## What you are asked to do
Can you transcribe every line exactly and leave the pictures behind?

## Dataset extract

# # # #

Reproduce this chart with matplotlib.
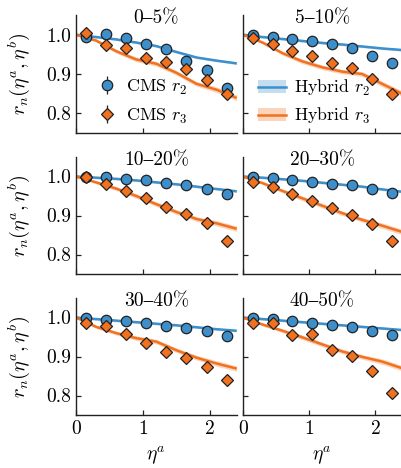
import numpy as np
import matplotlib
matplotlib.use('Agg')
import matplotlib.pyplot as plt
from matplotlib.patches import Patch
from matplotlib.lines import Line2D

plt.rcParams['font.family'] = ['cmr10', 'STIXGeneral']
plt.rcParams['mathtext.fontset'] = 'cm'
plt.rcParams['axes.formatter.use_mathtext'] = True

# ---------------- data ----------------
centralities = ['0–5%', '5–10%', '10–20%', '20–30%', '30–40%', '40–50%']

eta_cms = [0.15, 0.45, 0.75, 1.05, 1.35, 1.65, 1.95, 2.25]

cms_r2 = [
    [0.995, 1.001, 0.991, 0.976, 0.963, 0.934, 0.909, 0.864],
    [0.998, 0.994, 0.989, 0.983, 0.977, 0.965, 0.947, 0.929],
    [0.998, 0.998, 0.993, 0.990, 0.984, 0.978, 0.968, 0.955],
    [0.998, 0.995, 0.990, 0.987, 0.982, 0.978, 0.967, 0.957],
    [0.998, 0.994, 0.990, 0.985, 0.978, 0.973, 0.965, 0.953],
    [0.998, 0.996, 0.991, 0.987, 0.980, 0.975, 0.966, 0.954],
]
cms_r3 = [
    [1.005, 0.975, 0.965, 0.940, 0.930, 0.913, 0.886, 0.849],
    [0.991, 0.977, 0.959, 0.946, 0.927, 0.914, 0.888, 0.850],
    [0.998, 0.981, 0.962, 0.944, 0.923, 0.904, 0.882, 0.834],
    [0.985, 0.974, 0.955, 0.937, 0.918, 0.901, 0.878, 0.835],
    [0.985, 0.977, 0.957, 0.934, 0.911, 0.896, 0.872, 0.841],
    [0.985, 0.987, 0.954, 0.958, 0.916, 0.902, 0.864, 0.806],
]
cms_err = [0.002, 0.002, 0.002, 0.002, 0.003, 0.003, 0.003, 0.004]

eta_hyb = [0.0, 0.3, 0.6, 0.9, 1.2, 1.5, 1.8, 2.1, 2.4]

hyb_r2 = [
    [1.000, 0.994, 0.988, 0.980, 0.971, 0.956, 0.942, 0.934, 0.927],
    [1.000, 0.994, 0.989, 0.984, 0.979, 0.975, 0.970, 0.965, 0.961],
    [1.000, 0.997, 0.994, 0.990, 0.985, 0.980, 0.974, 0.968, 0.962],
    [1.000, 0.997, 0.993, 0.989, 0.984, 0.979, 0.974, 0.967, 0.961],
    [1.000, 0.996, 0.992, 0.988, 0.984, 0.980, 0.975, 0.970, 0.966],
    [1.000, 0.996, 0.992, 0.988, 0.984, 0.980, 0.976, 0.972, 0.968],
]
hyb_r3 = [
    [1.000, 0.985, 0.958, 0.937, 0.926, 0.903, 0.875, 0.860, 0.839],
    [1.000, 0.980, 0.953, 0.932, 0.917, 0.906, 0.900, 0.875, 0.850],
    [1.000, 0.985, 0.969, 0.950, 0.929, 0.909, 0.891, 0.880, 0.866],
    [1.000, 0.983, 0.963, 0.944, 0.925, 0.906, 0.889, 0.874, 0.858],
    [1.000, 0.976, 0.960, 0.947, 0.938, 0.916, 0.897, 0.882, 0.869],
    [1.000, 0.982, 0.966, 0.949, 0.931, 0.913, 0.899, 0.887, 0.870],
]
hyb_r2_band = [0.003] * 9
hyb_r3_band = [0.0, 0.004, 0.005, 0.006, 0.006, 0.006, 0.006, 0.007, 0.007]

x_ticks = [0, 1, 2]
y_ticks = [0.8, 0.9, 1.0]
y_ticklabels = ['0.8', '0.9', '1.0']

# ---------------- style ----------------
BLUE = '#3d8fcb'
ORANGE = '#f2711f'
EDGE = '#222222'

W, H = 402, 468
fig = plt.figure(figsize=(W / 100, H / 100), dpi=100)

col_l = [76 / W, 242.7 / W]
col_w = [(236.7 - 76) / W, (402 - 242.7) / W]
row_top = [15, 157, 298]
row_bot = [133, 274, 415]

axes = []
for i in range(6):
    r, c = divmod(i, 2)
    b = 1 - row_bot[r] / H
    h = (row_bot[r] - row_top[r]) / H
    ax = fig.add_axes([col_l[c], b, col_w[c], h])
    axes.append(ax)

    e_h = np.array(eta_hyb)
    for vals, band, col in ((hyb_r2[i], hyb_r2_band, BLUE), (hyb_r3[i], hyb_r3_band, ORANGE)):
        v = np.array(vals)
        bb = np.array(band)
        ax.fill_between(e_h, v - bb, v + bb, color=col, alpha=0.3, lw=0)
        ax.plot(e_h, v, color=col, lw=1.8, solid_capstyle='butt')

    ax.errorbar(eta_cms, cms_r2[i], yerr=cms_err, fmt='o', ms=7.5, mfc=BLUE,
                mec=EDGE, mew=0.9, ecolor=EDGE, elinewidth=0.9,
                capsize=0, zorder=5)
    ax.errorbar(eta_cms, cms_r3[i], yerr=cms_err, fmt='D', ms=6.0, mfc=ORANGE,
                mec=EDGE, mew=0.9, ecolor=EDGE, elinewidth=0.9,
                capsize=0, zorder=6)

    ax.set_xlim(0, 2.4)
    ax.set_ylim(0.75, 1.05)
    ax.set_xticks(x_ticks)
    ax.set_yticks(y_ticks)
    for s in ('top', 'right'):
        ax.spines[s].set_visible(False)
    for s in ('left', 'bottom'):
        ax.spines[s].set_linewidth(1.0)
        ax.spines[s].set_color(EDGE)
    ax.tick_params(direction='in', length=3.5, width=0.9, color=EDGE,
                   labelsize=14, pad=3.5)
    if c == 0:
        ax.set_yticklabels(y_ticklabels)
        ax.set_ylabel(r'$r_n(\eta^a,\eta^b)$', fontsize=14.5, labelpad=10)
    else:
        ax.set_yticklabels([])
    if r == 2:
        ax.set_xticklabels([str(t) for t in x_ticks])
        ax.set_xlabel(r'$\eta^a$', fontsize=14, labelpad=5)
    else:
        ax.set_xticklabels([])

    ax.text(0.5, 0.975, centralities[i], transform=ax.transAxes,
            ha='center', va='center', fontsize=14)

# legends
eb2 = axes[0].errorbar([], [], yerr=[], fmt='o', ms=7.5, mfc=BLUE, mec=EDGE,
                       mew=0.9, ecolor=EDGE, elinewidth=0.9)
eb3 = axes[0].errorbar([], [], yerr=[], fmt='D', ms=6.0, mfc=ORANGE, mec=EDGE,
                       mew=0.9, ecolor=EDGE, elinewidth=0.9)
axes[0].legend([eb2, eb3], ['CMS $r_2$', 'CMS $r_3$'], loc='lower left',
               bbox_to_anchor=(0.09, 0.0), frameon=False, fontsize=13,
               handlelength=1.0, handletextpad=0.55, labelspacing=0.55,
               borderaxespad=0)

h_hyb2 = (Patch(facecolor=BLUE, alpha=0.3, lw=0), Line2D([], [], color=BLUE, lw=1.8))
h_hyb3 = (Patch(facecolor=ORANGE, alpha=0.3, lw=0), Line2D([], [], color=ORANGE, lw=1.8))
axes[1].legend([h_hyb2, h_hyb3], ['Hybrid $r_2$', 'Hybrid $r_3$'], loc='lower left',
               bbox_to_anchor=(0.05, 0.0), frameon=False, fontsize=12.8,
               handlelength=1.6, handletextpad=0.45, labelspacing=0.45,
               borderaxespad=0)

fig.savefig('out.png', dpi=100)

# # # #

## Solution for this task
Reproduce this chart with matplotlib.
import numpy as np
import matplotlib
matplotlib.use('Agg')
import matplotlib.pyplot as plt
from matplotlib.patches import Patch
from matplotlib.lines import Line2D

plt.rcParams['font.family'] = ['cmr10', 'STIXGeneral']
plt.rcParams['mathtext.fontset'] = 'cm'
plt.rcParams['axes.formatter.use_mathtext'] = True

# ---------------- data ----------------
centralities = ['0–5%', '5–10%', '10–20%', '20–30%', '30–40%', '40–50%']

eta_cms = [0.15, 0.45, 0.75, 1.05, 1.35, 1.65, 1.95, 2.25]

cms_r2 = [
    [0.995, 1.001, 0.991, 0.976, 0.963, 0.934, 0.909, 0.864],
    [0.998, 0.994, 0.989, 0.983, 0.977, 0.965, 0.947, 0.929],
    [0.998, 0.998, 0.993, 0.990, 0.984, 0.978, 0.968, 0.955],
    [0.998, 0.995, 0.990, 0.987, 0.982, 0.978, 0.967, 0.957],
    [0.998, 0.994, 0.990, 0.985, 0.978, 0.973, 0.965, 0.953],
    [0.998, 0.996, 0.991, 0.987, 0.980, 0.975, 0.966, 0.954],
]
cms_r3 = [
    [1.005, 0.975, 0.965, 0.940, 0.930, 0.913, 0.886, 0.849],
    [0.991, 0.977, 0.959, 0.946, 0.927, 0.914, 0.888, 0.850],
    [0.998, 0.981, 0.962, 0.944, 0.923, 0.904, 0.882, 0.834],
    [0.985, 0.974, 0.955, 0.937, 0.918, 0.901, 0.878, 0.835],
    [0.985, 0.977, 0.957, 0.934, 0.911, 0.896, 0.872, 0.841],
    [0.985, 0.987, 0.954, 0.958, 0.916, 0.902, 0.864, 0.806],
]
cms_err = [0.002, 0.002, 0.002, 0.002, 0.003, 0.003, 0.003, 0.004]

eta_hyb = [0.0, 0.3, 0.6, 0.9, 1.2, 1.5, 1.8, 2.1, 2.4]

hyb_r2 = [
    [1.000, 0.994, 0.988, 0.980, 0.971, 0.956, 0.942, 0.934, 0.927],
    [1.000, 0.994, 0.989, 0.984, 0.979, 0.975, 0.970, 0.965, 0.961],
    [1.000, 0.997, 0.994, 0.990, 0.985, 0.980, 0.974, 0.968, 0.962],
    [1.000, 0.997, 0.993, 0.989, 0.984, 0.979, 0.974, 0.967, 0.961],
    [1.000, 0.996, 0.992, 0.988, 0.984, 0.980, 0.975, 0.970, 0.966],
    [1.000, 0.996, 0.992, 0.988, 0.984, 0.980, 0.976, 0.972, 0.968],
]
hyb_r3 = [
    [1.000, 0.985, 0.958, 0.937, 0.926, 0.903, 0.875, 0.860, 0.839],
    [1.000, 0.980, 0.953, 0.932, 0.917, 0.906, 0.900, 0.875, 0.850],
    [1.000, 0.985, 0.969, 0.950, 0.929, 0.909, 0.891, 0.880, 0.866],
    [1.000, 0.983, 0.963, 0.944, 0.925, 0.906, 0.889, 0.874, 0.858],
    [1.000, 0.976, 0.960, 0.947, 0.938, 0.916, 0.897, 0.882, 0.869],
    [1.000, 0.982, 0.966, 0.949, 0.931, 0.913, 0.899, 0.887, 0.870],
]
hyb_r2_band = [0.003] * 9
hyb_r3_band = [0.0, 0.004, 0.005, 0.006, 0.006, 0.006, 0.006, 0.007, 0.007]

x_ticks = [0, 1, 2]
y_ticks = [0.8, 0.9, 1.0]
y_ticklabels = ['0.8', '0.9', '1.0']

# ---------------- style ----------------
BLUE = '#3d8fcb'
ORANGE = '#f2711f'
EDGE = '#222222'

W, H = 402, 468
fig = plt.figure(figsize=(W / 100, H / 100), dpi=100)

col_l = [76 / W, 242.7 / W]
col_w = [(236.7 - 76) / W, (402 - 242.7) / W]
row_top = [15, 157, 298]
row_bot = [133, 274, 415]

axes = []
for i in range(6):
    r, c = divmod(i, 2)
    b = 1 - row_bot[r] / H
    h = (row_bot[r] - row_top[r]) / H
    ax = fig.add_axes([col_l[c], b, col_w[c], h])
    axes.append(ax)

    e_h = np.array(eta_hyb)
    for vals, band, col in ((hyb_r2[i], hyb_r2_band, BLUE), (hyb_r3[i], hyb_r3_band, ORANGE)):
        v = np.array(vals)
        bb = np.array(band)
        ax.fill_between(e_h, v - bb, v + bb, color=col, alpha=0.3, lw=0)
        ax.plot(e_h, v, color=col, lw=1.8, solid_capstyle='butt')

    ax.errorbar(eta_cms, cms_r2[i], yerr=cms_err, fmt='o', ms=7.5, mfc=BLUE,
                mec=EDGE, mew=0.9, ecolor=EDGE, elinewidth=0.9,
                capsize=0, zorder=5)
    ax.errorbar(eta_cms, cms_r3[i], yerr=cms_err, fmt='D', ms=6.0, mfc=ORANGE,
                mec=EDGE, mew=0.9, ecolor=EDGE, elinewidth=0.9,
                capsize=0, zorder=6)

    ax.set_xlim(0, 2.4)
    ax.set_ylim(0.75, 1.05)
    ax.set_xticks(x_ticks)
    ax.set_yticks(y_ticks)
    for s in ('top', 'right'):
        ax.spines[s].set_visible(False)
    for s in ('left', 'bottom'):
        ax.spines[s].set_linewidth(1.0)
        ax.spines[s].set_color(EDGE)
    ax.tick_params(direction='in', length=3.5, width=0.9, color=EDGE,
                   labelsize=14, pad=3.5)
    if c == 0:
        ax.set_yticklabels(y_ticklabels)
        ax.set_ylabel(r'$r_n(\eta^a,\eta^b)$', fontsize=14.5, labelpad=10)
    else:
        ax.set_yticklabels([])
    if r == 2:
        ax.set_xticklabels([str(t) for t in x_ticks])
        ax.set_xlabel(r'$\eta^a$', fontsize=14, labelpad=5)
    else:
        ax.set_xticklabels([])

    ax.text(0.5, 0.975, centralities[i], transform=ax.transAxes,
            ha='center', va='center', fontsize=14)

# legends
eb2 = axes[0].errorbar([], [], yerr=[], fmt='o', ms=7.5, mfc=BLUE, mec=EDGE,
                       mew=0.9, ecolor=EDGE, elinewidth=0.9)
eb3 = axes[0].errorbar([], [], yerr=[], fmt='D', ms=6.0, mfc=ORANGE, mec=EDGE,
                       mew=0.9, ecolor=EDGE, elinewidth=0.9)
axes[0].legend([eb2, eb3], ['CMS $r_2$', 'CMS $r_3$'], loc='lower left',
               bbox_to_anchor=(0.09, 0.0), frameon=False, fontsize=13,
               handlelength=1.0, handletextpad=0.55, labelspacing=0.55,
               borderaxespad=0)

h_hyb2 = (Patch(facecolor=BLUE, alpha=0.3, lw=0), Line2D([], [], color=BLUE, lw=1.8))
h_hyb3 = (Patch(facecolor=ORANGE, alpha=0.3, lw=0), Line2D([], [], color=ORANGE, lw=1.8))
axes[1].legend([h_hyb2, h_hyb3], ['Hybrid $r_2$', 'Hybrid $r_3$'], loc='lower left',
               bbox_to_anchor=(0.05, 0.0), frameon=False, fontsize=12.8,
               handlelength=1.6, handletextpad=0.45, labelspacing=0.45,
               borderaxespad=0)

fig.savefig('out.png', dpi=100)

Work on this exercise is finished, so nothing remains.